- [THE REQUEST]
Give the number of lines in the listing that hold the word "matplotlib". Write nothing but that number.

- [GIVEN DATA]
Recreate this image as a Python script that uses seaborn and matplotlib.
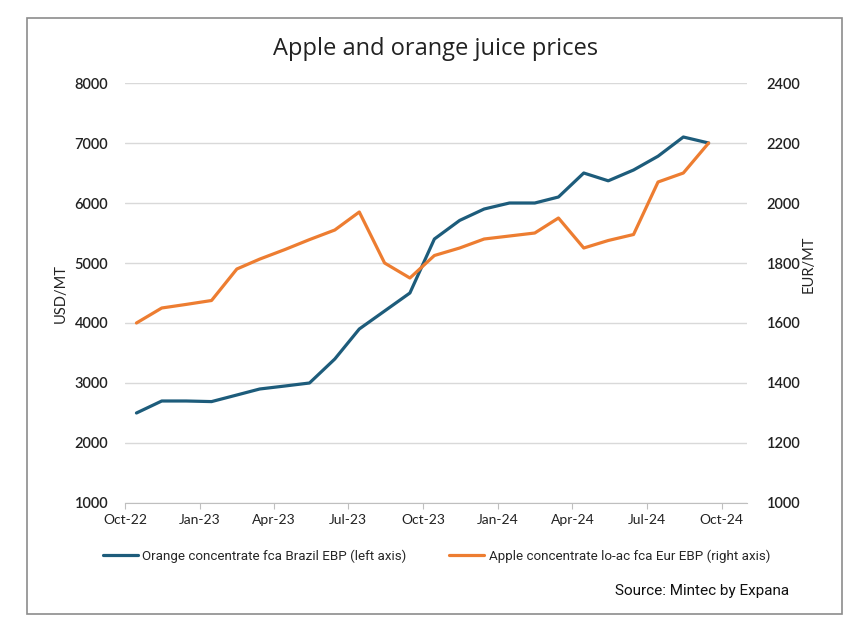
import pandas as pd
import matplotlib.pyplot as plt
import matplotlib.dates as mdates
from matplotlib.patches import Rectangle
import seaborn as sns

# monthly mid-points, Oct-22 .. Sep-24
months = ["2022-10-15", "2022-11-15", "2022-12-15", "2023-01-15", "2023-02-15", "2023-03-15",
          "2023-04-15", "2023-05-15", "2023-06-15", "2023-07-15", "2023-08-15", "2023-09-15",
          "2023-10-15", "2023-11-15", "2023-12-15", "2024-01-15", "2024-02-15", "2024-03-15",
          "2024-04-15", "2024-05-15", "2024-06-15", "2024-07-15", "2024-08-15", "2024-09-15"]

# USD/MT, left axis
orange_usd = [2500, 2700, 2700, 2690, 2800, 2900, 2950, 3000, 3400, 3900, 4200, 4500,
              5400, 5710, 5900, 6000, 6000, 6100, 6500, 6370, 6550, 6780, 7100, 7000]

# EUR/MT, right axis
apple_eur = [1600, 1650, 1662, 1675, 1780, 1813, 1845, 1878, 1910, 1970, 1800, 1750,
             1825, 1850, 1880, 1890, 1900, 1950, 1850, 1875, 1895, 2070, 2100, 2200]

orange_label = "Orange concentrate fca Brazil EBP (left axis)"
apple_label = "Apple concentrate lo-ac fca Eur EBP (right axis)"

df = pd.DataFrame({"date": pd.to_datetime(months), "orange": orange_usd, "apple": apple_eur})

sns.set_style("white")
plt.rcParams["font.family"] = ["Lato", "DejaVu Sans"]

blue = "#1d5c7b"
orange = "#ed7d31"

fig = plt.figure(figsize=(8.67, 6.41), dpi=100)
ax = fig.add_axes([0.1442, 0.2153, 0.7174, 0.6552])
ax2 = ax.twinx()

sns.lineplot(data=df, x="date", y="orange", ax=ax, color=blue, linewidth=2.3, label=orange_label, legend=False)
sns.lineplot(data=df, x="date", y="apple", ax=ax2, color=orange, linewidth=2.3, label=apple_label, legend=False)

ax.set_xlim(pd.Timestamp("2022-10-01"), pd.Timestamp("2024-11-01"))
ax.set_ylim(1000, 8000)
ax2.set_ylim(1000, 2400)
ax.set_yticks(range(1000, 8001, 1000))
ax2.set_yticks(range(1000, 2401, 200))

ax.xaxis.set_major_locator(mdates.MonthLocator(bymonth=[1, 4, 7, 10]))
ax.xaxis.set_major_formatter(mdates.DateFormatter("%b-%y"))

ax.grid(axis="y", color="#d9d9d9", linewidth=1)
ax.grid(axis="x", visible=False)
ax2.grid(False)
ax.set_axisbelow(True)

for a in (ax, ax2):
    for s in ("left", "right", "top", "bottom"):
        a.spines[s].set_visible(False)
ax.spines["bottom"].set_visible(True)
ax.spines["bottom"].set_color("#bfbfbf")

ax.tick_params(axis="x", length=4, color="#bfbfbf", labelsize=10, labelcolor="#222222", pad=4, direction="out", bottom=True)
ax.tick_params(axis="y", length=0, labelsize=10.5, labelcolor="#222222", pad=12)
ax2.tick_params(axis="y", length=0, labelsize=10.5, labelcolor="#222222", pad=14)
for lab in ax.get_yticklabels() + ax2.get_yticklabels():
    lab.set_fontweight("semibold")

ax.set_xlabel("")
ax.set_ylabel("")
ax2.set_ylabel("")

fig.text(61 / 867, 1 - 293 / 641, "USD/MT", rotation=90, ha="center", va="center", fontsize=10.5, color="#222222")
fig.text(809 / 867, 1 - 264 / 641, "EUR/MT", rotation=90, ha="center", va="center", fontsize=10.5, color="#222222")

fig.text(0.502, 1 - 49 / 641, "Apple and orange juice prices", ha="center", va="center",
         fontsize=17, color="#222222", family=["Open Sans", "DejaVu Sans"])

h1, l1 = ax.get_legend_handles_labels()
h2, l2 = ax2.get_legend_handles_labels()
fig.legend(h1 + h2, l1 + l2, loc="center", bbox_to_anchor=(0.5035, 1 - 556 / 641), ncol=2,
           frameon=False, handlelength=2.6, handletextpad=0.35, columnspacing=3.2,
           prop={"family": ["Roboto", "DejaVu Sans"], "size": 9.6})

fig.text(789 / 867, 1 - 591 / 641, "Source: Mintec by Expana", ha="right", va="center",
         fontsize=11, color="#111111", family=["Roboto", "DejaVu Sans"])

fig.patches.append(Rectangle((27 / 867, 1 - 614 / 641), (842 - 27) / 867, (614 - 18) / 641,
                             transform=fig.transFigure, fill=False, edgecolor="#8c8c8c", linewidth=1.2))

fig.savefig("out.png", dpi=100)
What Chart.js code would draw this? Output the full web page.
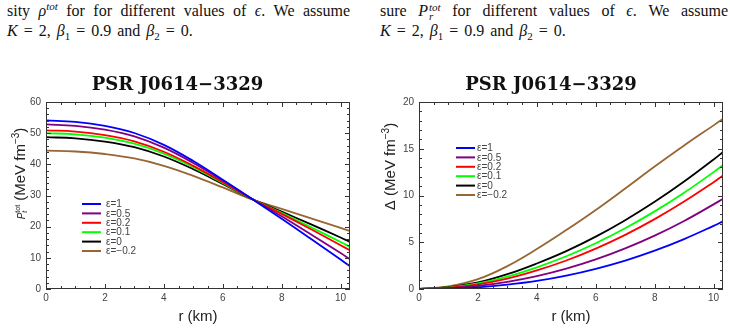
<!DOCTYPE html>
<html>
<head>
<meta charset="utf-8">
<script src="https://cdn.jsdelivr.net/npm/chart.js@4.4.1/dist/chart.umd.min.js"></script>
<style>
  body { margin: 0; background: #fff; width: 730px; height: 331px; overflow: hidden; position: relative; }
  .txt { position: absolute; font: 16px "Liberation Serif", "DejaVu Serif", serif; line-height: 20px; color: #111; white-space: nowrap; }
  .just { text-align: justify; text-align-last: justify; white-space: normal; }
  .txt sup, .txt sub { font-size: 11px; line-height: 0; }
  .stk { display: inline-block; vertical-align: -4px; line-height: 9px; font-size: 11px; font-style: italic; margin-left: 1px; }
  .eq { word-spacing: 2px; }
  canvas { position: absolute; top: 60px; }
</style>
</head>
<body>
<div class="txt just" style="left:7px; top:1px; width:343px;">sity <i>ρ</i><sup><i>tot</i></sup> for for different values of <i>ϵ</i>. We assume</div>
<div class="txt eq" style="left:7px; top:21px;"><i>K</i> = 2, <i>β</i><sub>1</sub> = 0.9 and <i>β</i><sub>2</sub> = 0.</div>
<div class="txt just" style="left:380px; top:1px; width:348px;">sure <i>P</i><span class="stk">tot<br>r</span> for different values of <i>ϵ</i>. We assume</div>
<div class="txt eq" style="left:380px; top:21px;"><i>K</i> = 2, <i>β</i><sub>1</sub> = 0.9 and <i>β</i><sub>2</sub> = 0.</div>

<canvas id="ptChart" width="365" height="271" style="left:0px"></canvas>
<canvas id="deltaChart" width="365" height="271" style="left:365px"></canvas>

<script>
const radiusKm = [0, 1, 2, 3, 4, 5, 6, 7, 8, 9, 10, 10.3];
const epsLabels = ["ε=1", "ε=0.5", "ε=0.2", "ε=0.1", "ε=0", "ε=−0.2"];

// tangential pressure P_t^tot (MeV fm^-3)
const ptEps1   = [54.1, 53.65, 52.35, 50.05, 46.25, 41.05, 35.05, 28.85, 22.55, 16.05, 9.45, 7.45];
const ptEps05  = [52.8, 52.37, 51.14, 48.97, 45.37, 40.45, 34.78, 28.91, 23.33, 17.48, 11.53, 9.7];
const ptEps02  = [50.9, 50.51, 49.37, 47.37, 44.05, 39.52, 34.29, 28.88, 24.1, 19.15, 14.05, 12.5];
const ptEps01  = [50.0, 49.62, 48.54, 46.61, 43.43, 39.08, 34.05, 28.87, 24.42, 19.82, 15.07, 13.6];
const ptEps0   = [48.7, 48.35, 47.32, 45.51, 42.52, 38.43, 33.71, 28.83, 24.83, 20.73, 16.53, 15.2];
const ptEpsM02 = [44.4, 44.12, 43.31, 41.89, 39.53, 36.31, 32.59, 28.74, 25.68, 22.63, 19.58, 18.65];

// anisotropy Delta (MeV fm^-3)
const deltaEps1   = [0, 0.04, 0.18, 0.46, 0.86, 1.43, 2.16, 3.04, 4.1, 5.34, 6.75, 7.2];
const deltaEps05  = [0, 0.08, 0.33, 0.76, 1.37, 2.17, 3.16, 4.34, 5.71, 7.28, 9.05, 9.6];
const deltaEps02  = [0, 0.14, 0.5, 1.12, 1.99, 3.05, 4.32, 5.79, 7.47, 9.35, 11.42, 12.1];
const deltaEps01  = [0, 0.16, 0.6, 1.33, 2.32, 3.5, 4.89, 6.49, 8.3, 10.3, 12.5, 13.2];
const deltaEps0   = [0, 0.2, 0.7, 1.58, 2.73, 4.05, 5.6, 7.36, 9.32, 11.49, 13.85, 14.6];
const deltaEpsM02 = [0, 0.28, 1.05, 2.45, 4.27, 6.3, 8.45, 10.75, 13.1, 15.35, 17.5, 18.15];

// axis tick labels
const rTicks = [0, 2, 4, 6, 8, 10];
const ptTicks = [0, 10, 20, 30, 40, 50, 60];
const deltaTicks = [0, 5, 10, 15, 20];

const lineColors = ["#0000ff", "#800080", "#ff0000", "#00ff00", "#000000", "#996633"];
const SANS = "'Liberation Sans', Arial, sans-serif";

// Mathematica-style frame with inward major/minor ticks on all sides
const framePlugin = {
  id: "framePlugin",
  afterDatasetsDraw(c, args, opts) {
    const { ctx, chartArea: a, scales } = c;
    const x = scales.x, y = scales.y;
    ctx.save();
    ctx.strokeStyle = "#333";
    ctx.lineWidth = 1;
    ctx.strokeRect(a.left + 0.5, a.top + 0.5, a.right - a.left - 1, a.bottom - a.top - 1);
    ctx.beginPath();
    const isMajor = (v, step) => Math.abs(v / step - Math.round(v / step)) < 1e-6;
    for (let v = 0; v <= x.max + 1e-9; v += opts.xMinor) {
      const px = Math.round(x.getPixelForValue(v)) + 0.5;
      const len = isMajor(v, opts.xMajor) ? 5 : 3;
      ctx.moveTo(px, a.bottom); ctx.lineTo(px, a.bottom - len);
      ctx.moveTo(px, a.top); ctx.lineTo(px, a.top + len);
    }
    for (let v = 0; v <= y.max + 1e-9; v += opts.yMinor) {
      const py = Math.round(y.getPixelForValue(v)) + 0.5;
      const len = isMajor(v, opts.yMajor) ? 5 : 3;
      ctx.moveTo(a.left, py); ctx.lineTo(a.left + len, py);
      ctx.moveTo(a.right, py); ctx.lineTo(a.right - len, py);
    }
    ctx.stroke();
    ctx.restore();
  }
};

// legend inside plot area
const insideLegend = {
  id: "insideLegend",
  afterDraw(c, args, opts) {
    const { ctx } = c;
    ctx.save();
    ctx.font = "10px " + SANS;
    ctx.textBaseline = "middle";
    c.data.datasets.forEach((ds, i) => {
      const yy = opts.y + i * opts.step;
      ctx.strokeStyle = ds.borderColor;
      ctx.lineWidth = 2;
      ctx.beginPath();
      ctx.moveTo(opts.x, yy);
      ctx.lineTo(opts.x + opts.len, yy);
      ctx.stroke();
      ctx.fillStyle = "#444";
      ctx.fillText(ds.label, opts.textX, yy + 0.5);
    });
    ctx.restore();
  }
};

// rotated y-axis title with sub/superscripts
const yTitlePlugin = {
  id: "yTitlePlugin",
  afterDraw(c, args, opts) {
    const { ctx } = c;
    ctx.save();
    ctx.translate(opts.x, opts.y);
    ctx.rotate(-Math.PI / 2);
    ctx.fillStyle = "#222";
    ctx.textBaseline = "alphabetic";
    let total = 0, prevStart = 0;
    const laid = opts.parts.map(p => {
      ctx.font = p.font;
      const w = ctx.measureText(p.t).width;
      let start;
      if (p.same) { start = prevStart; total = Math.max(total, start + w); }
      else { start = total; total += w; }
      prevStart = start;
      return { ...p, start };
    });
    const x0 = -total / 2;
    laid.forEach(p => {
      ctx.font = p.font;
      ctx.fillText(p.t, x0 + p.start, opts.base + (p.dy || 0));
    });
    ctx.restore();
  }
};

function toPoints(values) {
  return radiusKm.map((r, i) => ({ x: r, y: values[i] }));
}

function makeDatasets(seriesList) {
  return seriesList.map((vals, i) => ({
    label: epsLabels[i],
    data: toPoints(vals),
    borderColor: lineColors[i],
    backgroundColor: lineColors[i],
    borderWidth: 1.8,
    pointRadius: 0,
    fill: false,
    tension: 0.4
  }));
}

function buildChart(canvasId, cfg) {
  return new Chart(document.getElementById(canvasId), {
    type: "line",
    data: { datasets: makeDatasets(cfg.series) },
    options: {
      responsive: false,
      animation: false,
      devicePixelRatio: 1,
      layout: { padding: { left: cfg.padLeft, right: cfg.padRight, top: 0, bottom: 0 } },
      plugins: {
        legend: { display: false },
        tooltip: { enabled: false },
        title: {
          display: true,
          text: "PSR J0614−3329",
          color: "#111",
          font: { family: "'DejaVu Serif', serif", size: 18, weight: "bold" },
          padding: { top: 15, bottom: 5.4 }
        },
        framePlugin: { xMajor: 2, xMinor: 0.5, yMajor: cfg.yMajor, yMinor: cfg.yMinor },
        insideLegend: cfg.legend,
        yTitlePlugin: cfg.yTitle
      },
      scales: {
        x: {
          type: "linear",
          min: 0,
          max: 10.32,
          afterBuildTicks: s => { s.ticks = rTicks.map(v => ({ value: v })); },
          afterFit: s => { s.height = 42; },
          grid: { display: false, drawTicks: false },
          border: { display: false },
          ticks: { color: "#444", font: { family: SANS, size: 10 }, padding: 3, maxRotation: 0, autoSkip: false },
          title: { display: true, text: "r (km)", color: "#222", font: { family: SANS, size: 15 }, padding: { top: 0, bottom: 5 } }
        },
        y: {
          type: "linear",
          min: 0,
          max: cfg.yMax,
          afterBuildTicks: s => { s.ticks = cfg.yTicks.map(v => ({ value: v })); },
          afterFit: s => { s.width = cfg.yWidth; },
          grid: { display: false, drawTicks: false },
          border: { display: false },
          ticks: { color: "#444", font: { family: SANS, size: 10 }, padding: 5, autoSkip: false }
        }
      }
    },
    plugins: [framePlugin, insideLegend, yTitlePlugin]
  });
}

buildChart("ptChart", {
  series: [ptEps1, ptEps05, ptEps02, ptEps01, ptEps0, ptEpsM02],
  yMax: 60, yTicks: ptTicks, yMajor: 10, yMinor: 2,
  padLeft: 5, padRight: 15, yWidth: 41,
  legend: { x: 82, y: 144, step: 9.4, len: 19, textX: 106 },
  yTitle: {
    x: 20, y: 113.5, base: 5,
    parts: [
      { t: "P", font: "italic 10px " + SANS },
      { t: "t", font: "italic 7px " + SANS, dy: 2 },
      { t: "tot", font: "7px " + SANS, dy: -5, same: true },
      { t: " (MeV fm", font: "15px " + SANS },
      { t: "−3", font: "10px " + SANS, dy: -6 },
      { t: ")", font: "15px " + SANS }
    ]
  }
});

buildChart("deltaChart", {
  series: [deltaEps1, deltaEps05, deltaEps02, deltaEps01, deltaEps0, deltaEpsM02],
  yMax: 20, yTicks: deltaTicks, yMajor: 5, yMinor: 1,
  padLeft: 14, padRight: 7, yWidth: 40,
  legend: { x: 91, y: 88, step: 9.4, len: 19, textX: 112 },
  yTitle: {
    x: 25, y: 106.5, base: 5,
    parts: [
      { t: "Δ (MeV fm", font: "15px " + SANS },
      { t: "−3", font: "10px " + SANS, dy: -6 },
      { t: ")", font: "15px " + SANS }
    ]
  }
});
</script>
</body>
</html>
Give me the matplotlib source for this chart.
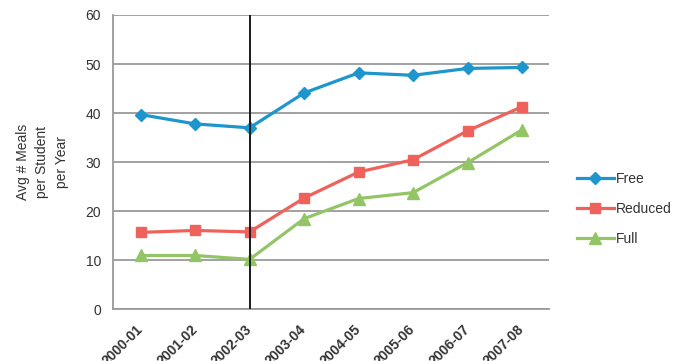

- [EXERCISE RESULT]
5